When the Pistols toured America in 1978, the safety pins that held together the volatile band were coming unhinged, and Rotten was in the midst of a bitter feud with manager Malcolm McClaren that would eventually lead to years of litigation over band revenue. Matlock, who had co-written many of the band’s original singles, had been fired months before and been replaced by Sid Vicious, who embodied the Pistols’ nihilistic image but who could neither write music nor play his bass guitar and was an incorrigible heroin addict.

But the art that was the foundation of the Pistols’ rebellion was not the focus when the snaggle-toothed quartet barged through an outraged Britain. They were more notorious for cursing on British television, verbally abusing the royal family and acting like, well, punks, than for the lacerating formal brilliance of their songs.

Now that songs such as “Anarchy” have been covered by bands ranging from Megadeth to Living Colour, the Pistols’ musical vocabulary has become an integral part of rock, perhaps the common language of the last 15 years — a language that other bands were turning into money and houses and cars.

“I look around at these bands and punk is like a costume for them, all image and no substance,” Jones says. “To them, it’s just pop songs, because they’re not writing about anything in particular.”

If it all sounds like the crankiness of a middle-aged has-been, Martin Atkins, a drummer who worked with Rotten/Lydon for five years in Public Image soon after the Pistols break-up, empathizes with it.

“If you were Steve Jones or Paul Cook in your crappy apartment, and looking at Green Day and the rest, the repercussions of what you’ve done, it just seems there is a justice in these guys ultimately making off with a wheelbarrow full of cash,” Atkins says. “It’s very easy to say that their coming back ruins it all, but when it comes down to it, it’s just people working. And why not turn that hard work into a house? No one is being ripped off.”

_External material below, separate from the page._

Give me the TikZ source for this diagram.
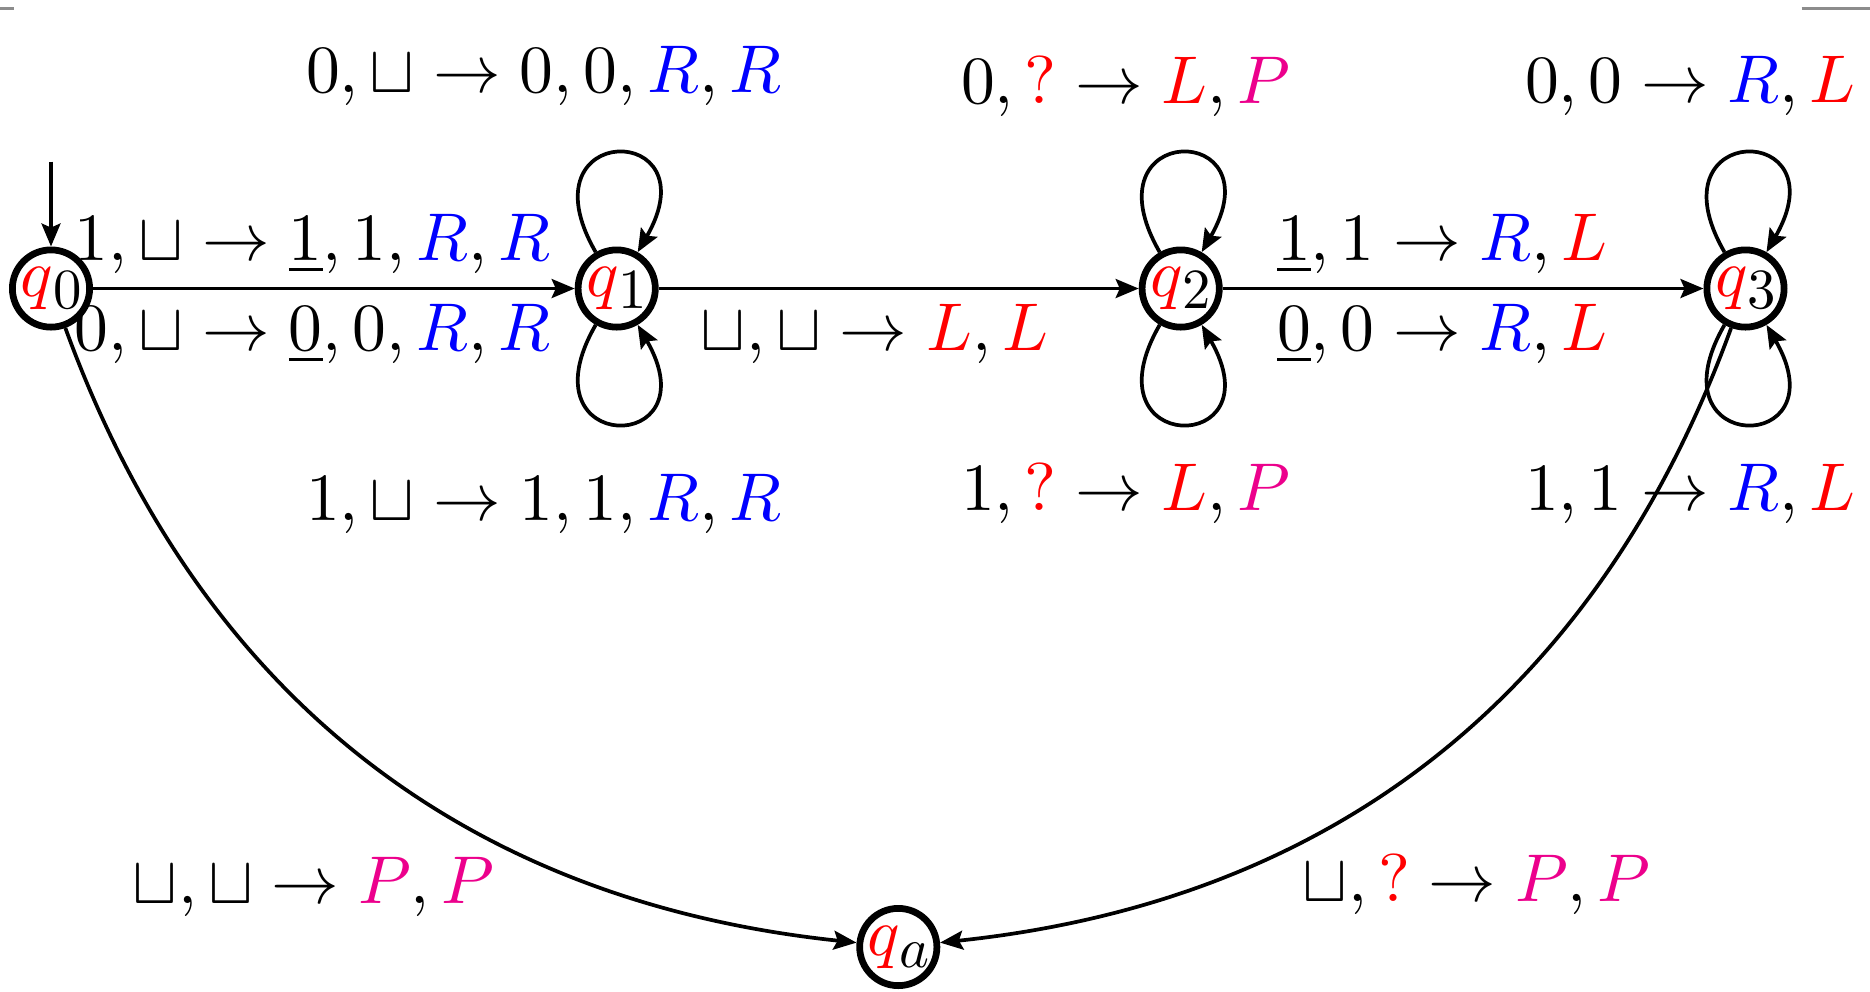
\documentclass[tikz,border=0pt]{standalone}
\usetikzlibrary{arrows.meta}
\usepackage{graphicx}
\definecolor{pinkP}{RGB}{236,0,140}
\definecolor{frameGray}{RGB}{140,140,140}
\newcommand{\qsub}[1]{$\textcolor{red}{q}$\raisebox{-1.8pt}{\scalebox{0.84}{$#1$}}}
\newcommand{\Rb}{{\color{blue}R}}
\newcommand{\Lr}{{\color{red}L}}
\newcommand{\Pp}{{\color{pinkP}P}}
\newcommand{\Qr}{{\color{red}?}}
\begin{document}
\begin{tikzpicture}[x=0.148pt,y=0.148pt,
  state/.style={circle,draw,line width=1pt,inner sep=0pt,minimum size=11.43pt},
  edge/.style={line width=0.55pt,-{Stealth[length=3.4pt,width=2.8pt,inset=0.6pt]}},
  lab/.style={anchor=base west,inner sep=0pt,outer sep=0pt}]
\useasboundingbox (0,0) rectangle (1870,991);
% frame remnants
\draw[frameGray,line width=0.4pt] (0,982.3) -- (14,982.3);
\draw[frameGray,line width=0.4pt] (1801.7,982.3) -- (1870,982.3);
% states
\node[state] (q0) at (51,702.5) {\qsub{0}};
\node[state] (q1) at (616.7,702.5) {\qsub{1}};
\node[state] (q2) at (1180.7,702.5) {\qsub{2}};
\node[state] (q3) at (1745.5,702.5) {\qsub{3}};
\node[state] (qa) at (898.3,44) {\qsub{a}};
\coordinate (init) at (51,829.5);
% edges
\draw[edge] (init) -- (q0);
\draw[edge] (q0) -- (q1);
\draw[edge] (q1) -- (q2);
\draw[edge] (q2) -- (q3);
\draw[edge] (q0) to[out=-70,in=174] (qa);
\draw[edge] (q3) to[out=250,in=6] (qa);
% loops
\draw[edge] (q1.120) .. controls +(120:152) and +(60:152) .. (q1.60);
\draw[edge] (q1.240) .. controls +(240:152) and +(300:152) .. (q1.300);
\draw[edge] (q2.120) .. controls +(120:152) and +(60:152) .. (q2.60);
\draw[edge] (q2.240) .. controls +(240:152) and +(300:152) .. (q2.300);
\draw[edge] (q3.120) .. controls +(120:152) and +(60:152) .. (q3.60);
\draw[edge] (q3.240) .. controls +(240:152) and +(300:152) .. (q3.300);
% labels
\node[lab] (l1) at (306,899) {$0,\sqcup\to 0,0,\Rb,\Rb$};
\node[lab] (l2) at (75,731) {$1,\sqcup\to \underline{1},1,\Rb,\Rb$};
\node[lab] (l3) at (75,641) {$0,\sqcup\to \underline{0},0,\Rb,\Rb$};
\node[lab] (l4) at (306,471) {$1,\sqcup\to 1,1,\Rb,\Rb$};
\node[lab] (l5) at (961,888) {$0,\Qr\to \Lr,\Pp$};
\node[lab] (l6) at (701,641) {$\sqcup,\sqcup\to \Lr,\Lr$};
\node[lab] (l7) at (961,481) {$1,\Qr\to \Lr,\Pp$};
\node[lab] (l8) at (1525,889) {$0,0\to \Rb,\Lr$};
\node[lab] (l9) at (1277,731) {$\underline{1},1\to \Rb,\Lr$};
\node[lab] (l10) at (1277,641) {$\underline{0},0\to \Rb,\Lr$};
\node[lab] (l11) at (1525,481) {$1,1\to \Rb,\Lr$};
\node[lab] (l12) at (133,88) {$\sqcup,\sqcup\to \Pp,\Pp$};
\node[lab] (l13) at (1303,90) {$\sqcup,\Qr\to \Pp,\Pp$};
\end{tikzpicture}
\end{document}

The British press has been typically jaded about the reunion: a Melody Maker critic likened a recent Pistols performance to a cabaret show and Rotten to a “pink and green-haired Liza Minnelli”; the New Musical Express described the Pistols’ string of oldies as “bloated, dilapidated dinosaurs.”

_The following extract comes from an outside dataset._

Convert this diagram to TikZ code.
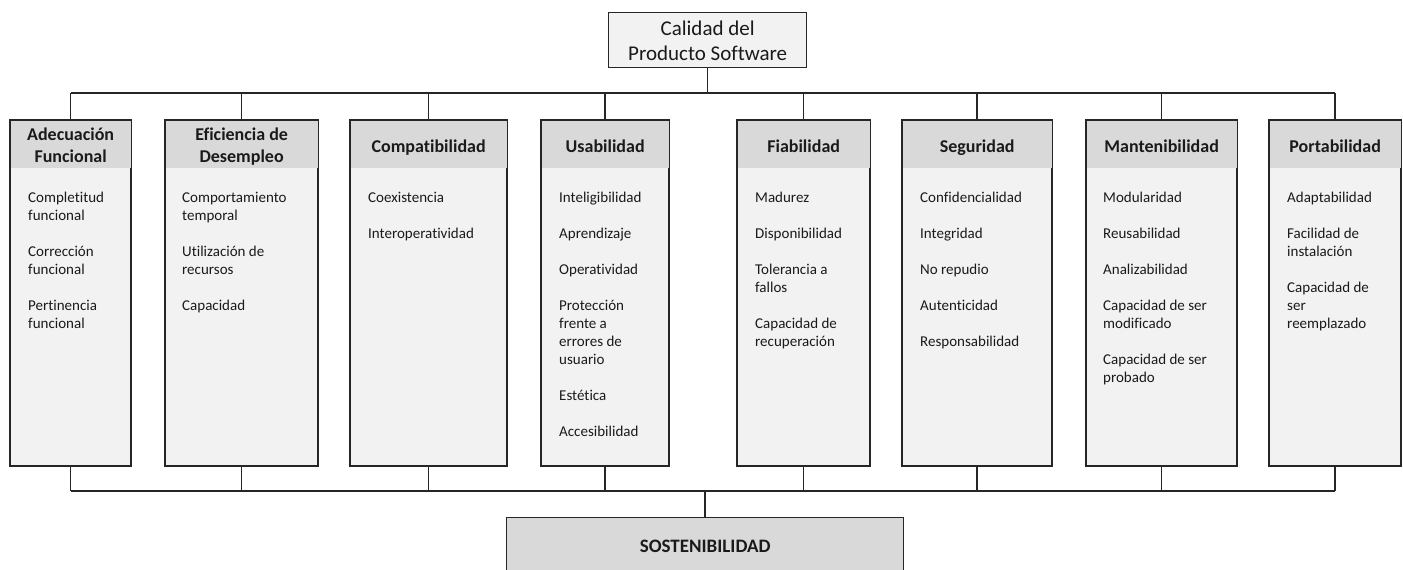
\documentclass[tikz,border=0pt]{standalone}
\usepackage{fontspec}
\setmainfont{Carlito}[Ligatures=NoCommon]
\definecolor{bodyc}{HTML}{F2F2F2}
\definecolor{hdrc}{HTML}{D9D9D9}
\definecolor{linec}{HTML}{262626}
\definecolor{txtc}{HTML}{1A1A1A}
\newcommand{\itemlist}[1]{\parbox[t]{150pt}{\raggedright\setlength{\parskip}{18pt}#1}}
\newcommand{\hdrtwo}[2]{\parbox[t]{150pt}{\centering #1\\#2}}
\begin{document}
\begin{tikzpicture}[x=1pt,y=-1pt,
  box/.style={draw=linec, line width=1.3pt, fill=bodyc, inner sep=0pt},
  hdr/.style={fill=hdrc, inner sep=0pt, minimum height=48pt, anchor=north},
  rim/.style={draw=linec, line width=1.3pt},
  htxt/.style={anchor=base, inner sep=0pt, text=txtc, font=\fontsize{18}{22}\selectfont\bfseries},
  itxt/.style={anchor=base west, inner sep=0pt, text=txtc, font=\fontsize{15}{18}\selectfont},
  conn/.style={draw=linec, line width=1.5pt}
]
\useasboundingbox (0,0) rectangle (1403,570);
\begin{scope}
\clip (0,0) rectangle (1403,570);

% top box
\node[box, minimum width=198pt, minimum height=55pt, anchor=north west] (top) at (608,12) {};
\node[anchor=base, inner sep=0pt, text=txtc, font=\fontsize{21}{25}\selectfont] (toptxt) at (top.north |- 0,35)
  {\parbox[t]{198pt}{\centering Calidad del\\Producto Software}};

% columns: bodies
\node[box, minimum width=120pt, minimum height=345pt, anchor=north west] (c1) at (10,120) {};
\node[box, minimum width=152pt, minimum height=345pt, anchor=north west] (c2) at (165,120) {};
\node[box, minimum width=156pt, minimum height=345pt, anchor=north west] (c3) at (350,120) {};
\node[box, minimum width=127pt, minimum height=345pt, anchor=north west] (c4) at (541,120) {};
\node[box, minimum width=132pt, minimum height=345pt, anchor=north west] (c5) at (737,120) {};
\node[box, minimum width=149pt, minimum height=345pt, anchor=north west] (c6) at (902,120) {};
\node[box, minimum width=150pt, minimum height=345pt, anchor=north west] (c7) at (1086,120) {};
\node[box, minimum width=131pt, minimum height=345pt, anchor=north west] (c8) at (1269,120) {};

% header bands
\node[hdr, minimum width=120pt] (h1) at (c1.north) {};
\node[hdr, minimum width=152pt] (h2) at (c2.north) {};
\node[hdr, minimum width=156pt] (h3) at (c3.north) {};
\node[hdr, minimum width=127pt] (h4) at (c4.north) {};
\node[hdr, minimum width=132pt] (h5) at (c5.north) {};
\node[hdr, minimum width=149pt] (h6) at (c6.north) {};
\node[hdr, minimum width=150pt] (h7) at (c7.north) {};
\node[hdr, minimum width=131pt] (h8) at (c8.north) {};

% borders again
\foreach \c in {c1,c2,c3,c4,c5,c6,c7,c8}
  \draw[rim] (\c.north west) rectangle (\c.south east);

% header texts
\node[htxt] (t1) at (c1.north |- 0,140) {\hdrtwo{Adecuación}{Funcional}};
\node[htxt] (t2) at (c2.north |- 0,140) {\hdrtwo{Eficiencia de}{Desempleo}};
\node[htxt] (t3) at (c3.north |- 0,152) {Compatibilidad};
\node[htxt] (t4) at (c4.north |- 0,152) {Usabilidad};
\node[htxt] (t5) at (c5.north |- 0,152) {Fiabilidad};
\node[htxt] (t6) at (c6.north |- 0,152) {Seguridad};
\node[htxt] (t7) at (c7.north |- 0,152) {Mantenibilidad};
\node[htxt] (t8) at (c8.north |- 0,152) {Portabilidad};

% item lists
\node[itxt] (i1) at (28,202) {\itemlist{Completitud\\funcional\par Corrección\\funcional\par Pertinencia\\funcional}};
\node[itxt] (i2) at (182,202) {\itemlist{Comportamiento\\temporal\par Utilización de\\recursos\par Capacidad}};
\node[itxt] (i3) at (368,202) {\itemlist{Coexistencia\par Interoperatividad}};
\node[itxt] (i4) at (559,202) {\itemlist{Inteligibilidad\par Aprendizaje\par Operatividad\par Protección\\frente a\\errores de\\usuario\par Estética\par Accesibilidad}};
\node[itxt] (i5) at (755,202) {\itemlist{Madurez\par Disponibilidad\par Tolerancia a\\fallos\par Capacidad de\\recuperación}};
\node[itxt] (i6) at (920,202) {\itemlist{Confidencialidad\par Integridad\par No repudio\par Autenticidad\par Responsabilidad}};
\node[itxt] (i7) at (1103,202) {\itemlist{Modularidad\par Reusabilidad\par Analizabilidad\par Capacidad de ser\\modificado\par Capacidad de ser\\probado}};
\node[itxt] (i8) at (1287,202) {\itemlist{Adaptabilidad\par Facilidad de\\instalación\par Capacidad de\\ser\\reemplazado}};

% bottom box
\node[box, fill=hdrc, minimum width=397pt, minimum height=80pt, anchor=north west] (sost) at (506,516.5) {};
\node[anchor=base, inner sep=0pt, text=txtc, font=\fontsize{19}{22}\selectfont\bfseries] (sosttxt) at (sost.north |- 0,552) {SOSTENIBILIDAD};

% connectors
\coordinate (tl) at (0,93);
\coordinate (bl) at (0,491);
\draw[conn] (top.south) -- (top.south |- tl);
\draw[conn] (c1.north |- tl) -- (c8.north |- tl);
\draw[conn] (c1.south |- bl) -- (c8.south |- bl);
\foreach \c in {c1,c2,c3,c4,c5,c6,c7,c8} {
  \draw[conn] (\c.north) -- (\c.north |- tl);
  \draw[conn] (\c.south) -- (\c.south |- bl);
}
\draw[conn] (sost.north) -- (sost.north |- bl);
\end{scope}
\end{tikzpicture}
\end{document}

Even Jones was slightly embarrassed that the band hadn’t been able to write new material for the tour. “One new song would’ve been good,” he says. “I’d like to do another record.”

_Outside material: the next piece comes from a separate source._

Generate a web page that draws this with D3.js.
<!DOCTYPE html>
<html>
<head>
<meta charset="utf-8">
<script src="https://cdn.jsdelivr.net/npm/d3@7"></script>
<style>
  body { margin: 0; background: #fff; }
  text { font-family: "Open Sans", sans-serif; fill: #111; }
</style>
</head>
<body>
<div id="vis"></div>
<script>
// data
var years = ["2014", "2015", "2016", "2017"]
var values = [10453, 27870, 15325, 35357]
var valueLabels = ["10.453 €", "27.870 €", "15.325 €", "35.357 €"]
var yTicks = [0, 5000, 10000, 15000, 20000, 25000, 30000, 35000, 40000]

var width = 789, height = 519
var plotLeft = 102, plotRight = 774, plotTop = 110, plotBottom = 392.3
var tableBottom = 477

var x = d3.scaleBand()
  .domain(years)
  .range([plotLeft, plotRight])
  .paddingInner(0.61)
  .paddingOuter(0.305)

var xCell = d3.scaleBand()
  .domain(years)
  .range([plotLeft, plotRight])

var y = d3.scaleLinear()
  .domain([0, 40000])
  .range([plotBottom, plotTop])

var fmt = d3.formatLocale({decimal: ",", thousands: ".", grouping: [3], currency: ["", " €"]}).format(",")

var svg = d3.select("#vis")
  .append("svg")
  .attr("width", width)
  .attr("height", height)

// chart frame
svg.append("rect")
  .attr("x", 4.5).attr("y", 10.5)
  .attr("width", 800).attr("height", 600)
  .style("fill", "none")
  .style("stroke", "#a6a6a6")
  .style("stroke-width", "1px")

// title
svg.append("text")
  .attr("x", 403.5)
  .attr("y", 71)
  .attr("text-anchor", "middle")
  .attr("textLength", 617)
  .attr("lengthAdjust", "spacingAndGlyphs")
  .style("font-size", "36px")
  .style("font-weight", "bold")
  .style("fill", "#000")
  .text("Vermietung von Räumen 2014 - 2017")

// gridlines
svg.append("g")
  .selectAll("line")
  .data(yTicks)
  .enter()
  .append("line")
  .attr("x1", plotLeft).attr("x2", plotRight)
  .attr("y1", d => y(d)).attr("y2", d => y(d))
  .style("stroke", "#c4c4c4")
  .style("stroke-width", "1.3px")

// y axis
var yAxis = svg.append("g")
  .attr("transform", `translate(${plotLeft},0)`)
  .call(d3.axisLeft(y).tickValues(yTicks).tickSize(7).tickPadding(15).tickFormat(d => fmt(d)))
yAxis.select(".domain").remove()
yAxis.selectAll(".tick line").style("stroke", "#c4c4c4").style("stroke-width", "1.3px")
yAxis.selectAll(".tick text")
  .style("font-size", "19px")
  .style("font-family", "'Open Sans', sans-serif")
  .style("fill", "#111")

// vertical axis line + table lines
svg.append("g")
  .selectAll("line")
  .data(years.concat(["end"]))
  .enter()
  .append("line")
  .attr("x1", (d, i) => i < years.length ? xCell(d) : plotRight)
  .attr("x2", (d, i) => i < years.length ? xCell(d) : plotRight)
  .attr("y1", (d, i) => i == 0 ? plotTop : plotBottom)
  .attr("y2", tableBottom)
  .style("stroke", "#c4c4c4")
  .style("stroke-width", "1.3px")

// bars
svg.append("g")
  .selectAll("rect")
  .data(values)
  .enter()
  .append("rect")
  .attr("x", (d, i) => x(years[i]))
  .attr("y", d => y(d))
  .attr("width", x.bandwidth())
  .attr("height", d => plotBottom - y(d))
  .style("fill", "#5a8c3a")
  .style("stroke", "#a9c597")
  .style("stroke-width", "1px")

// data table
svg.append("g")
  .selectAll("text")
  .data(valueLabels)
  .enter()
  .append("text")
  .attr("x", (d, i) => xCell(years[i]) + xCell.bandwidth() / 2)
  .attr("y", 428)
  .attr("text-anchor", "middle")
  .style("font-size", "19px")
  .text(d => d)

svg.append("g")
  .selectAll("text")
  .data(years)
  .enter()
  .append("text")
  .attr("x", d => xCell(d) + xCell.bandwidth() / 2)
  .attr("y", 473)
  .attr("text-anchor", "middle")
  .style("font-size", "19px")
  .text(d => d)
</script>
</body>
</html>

But that seems highly unlikely. The personal tensions that made the band great also pulled it apart, and Jones acknowledges, “We’re the same personalities, and we know how to punch certain buttons with each other. That will never go away.”

It is Rotten who will determine how long the band will go on once the current tour is finished. “If it comes down to it and we really can’t get on, then that’s it, bye-bye,” he told the English monthly Q.

For Jon Langford, who formed the Mekons in Leeds, England, soon after the Pistols’ break-out, the return of Rotten is perhaps the final subversive act in a career built on subversion.

“The Sex Pistols were never about being pure and noble,” he says. “It’s the one way they have left to still annoy people. What’s the most annoying thing they could do to people who believe in the myth? Get back together again.”

Jones, for one, never bought the myth either. “We want to show people we’re a great rock ‘n’ roll band, not a bunch of idiots who relied on bad press.”